Well, there was a problem with the paint job on her one-year-old SUV. A factory defect on the protective coating. They could fix the paint job, but that wasn’t good enough. She talked the dealership into giving her a straight-across trade for the new model year of the same SUV.

Great, right?

Except that in the intervening year interest rates have gone up, which is something the dealership can’t do anything about, and as a result, her bi-weekly car payment went up another $90. That is a perfect example of “You won but you also lost.”

The lesson here is that rather than always coming in, guns blazing, take a long look at the big picture and let a balanced view guide your decision-making process.

Once, years ago when I was selling appliances I had a client who was shopping for a full suite of high-end appliances for his new house. That’s a common scenario, but the encounter was memorable because the client owned a construction company and was a hardball negotiator.

Once he and his wife had selected the appliances, that’s when the real work began. The negotiating dragged on for a long time. Lots of counter-offers and I made trips to the office because “I have to go talk to my manager.”
Also, because we were both enjoying ourselves, there was a fair amount of friendly trash talk and complaints like “You’re killing me!” Eventually, the deal was done, and after he had signed the client he had to get one more dig in.

“You know,” he quipped “I would have paid $1000 more.”

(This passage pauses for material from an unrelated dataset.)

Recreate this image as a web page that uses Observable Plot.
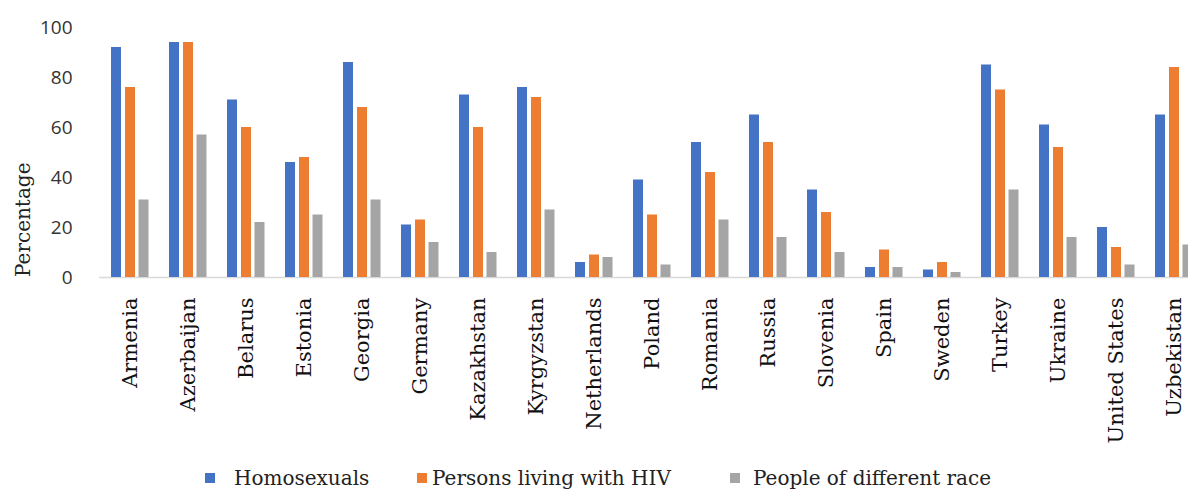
<!DOCTYPE html>
<html>
<head>
<meta charset="utf-8">
<script src="https://cdn.jsdelivr.net/npm/d3@7"></script>
<script src="https://cdn.jsdelivr.net/npm/@observablehq/plot@0.6"></script>
<style>
  html, body { margin: 0; padding: 0; background: #fff; width: 1188px; height: 489px; overflow: hidden; }
  #wrap { position: relative; width: 1205px; height: 489px; }
  #wrap svg { max-width: none !important; display: block; }
  #ylabel { position: absolute; left: 13px; top: 277px; transform-origin: 0 0; transform: rotate(-90deg);
            font-family: "DejaVu Serif", serif; font-size: 20px; color: #222; white-space: nowrap; line-height: 20px; }
  .item { position: absolute; top: 467px; display: flex; align-items: center;
          font-family: "DejaVu Serif", serif; font-size: 20px; color: #222; white-space: nowrap; line-height: 22px; }
  .sw { width: 10px; height: 10px; }
</style>
</head>
<body>
<div id="wrap"></div>
<script>
const countries = ["Armenia","Azerbaijan","Belarus","Estonia","Georgia","Germany","Kazakhstan","Kyrgyzstan","Netherlands","Poland","Romania","Russia","Slovenia","Spain","Sweden","Turkey","Ukraine","United States","Uzbekistan"];
const homosexuals = [92, 94, 71, 46, 86, 21, 73, 76, 6, 39, 54, 65, 35, 4, 3, 85, 61, 20, 65];
const hiv         = [76, 94, 60, 48, 68, 23, 60, 72, 9, 25, 42, 54, 26, 11, 6, 75, 52, 12, 84];
const race        = [31, 57, 22, 25, 31, 14, 10, 27, 8, 5, 23, 16, 10, 4, 2, 35, 16, 5, 13];
const seriesNames = ["Homosexuals", "Persons living with HIV", "People of different race"];
const seriesColors = ["#4472C4", "#ED7D31", "#A5A5A5"];
const yTicks = [0, 20, 40, 60, 80, 100];

const rows = (vals) => countries.map((c, i) => ({country: c, value: vals[i]}));
const seriesData = [rows(homosexuals), rows(hiv), rows(race)];
const offsets = [-14, 0, 13.5];

const chart = Plot.plot({
  width: 1205,
  height: 460,
  marginLeft: 99,
  marginRight: 0,
  marginTop: 27,
  marginBottom: 183,
  x: {domain: countries, padding: 0, axis: null},
  y: {domain: [0, 100], axis: null},
  marks: [
    Plot.ruleY([0], {stroke: "#d9d9d9", strokeWidth: 1.5}),
    ...seriesData.map((d, k) => Plot.barY(d, {
      x: "country", y: "value", fill: seriesColors[k],
      dx: offsets[k], insetLeft: 24, insetRight: 24
    })),
    Plot.axisY({ticks: yTicks, tickSize: 0, tickPadding: 27, label: null,
      fontSize: 19, fontFamily: "'Open Sans', sans-serif", fill: "#333"}),
    Plot.axisX({tickSize: 0, tickPadding: 20, tickRotate: -90, label: null,
      fontSize: 21, fontFamily: "'DejaVu Serif', serif", fill: "#111"})
  ]
});
const wrap = document.getElementById("wrap");
wrap.appendChild(chart);

const yl = document.createElement("div");
yl.id = "ylabel";
yl.textContent = "Percentage";
wrap.appendChild(yl);

const legendLeft = [205, 417, 730];
const legendGap = [19, 5, 13];
seriesNames.forEach((name, k) => {
  const it = document.createElement("div");
  it.className = "item";
  it.style.left = legendLeft[k] + "px";
  const sw = document.createElement("span");
  sw.className = "sw";
  sw.style.background = seriesColors[k];
  sw.style.marginRight = legendGap[k] + "px";
  const t = document.createElement("span");
  t.textContent = name;
  it.appendChild(sw); it.appendChild(t);
  wrap.appendChild(it);
});
</script>
</body>
</html>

“That’s okay” I replied “I would have taken $1000 less.”

He just stared blankly at me for what felt like a really long time, then burst out laughing. “I like you, kid.”

Back in the 1990s, one of the training courses Sony put us through was on deal-making, titled “Negotiate the Deal You Deserve.” And one of the many things that stuck with me after all these years was something the trainer said: “The best deal is one where both parties walk away feeling like they got screwed.”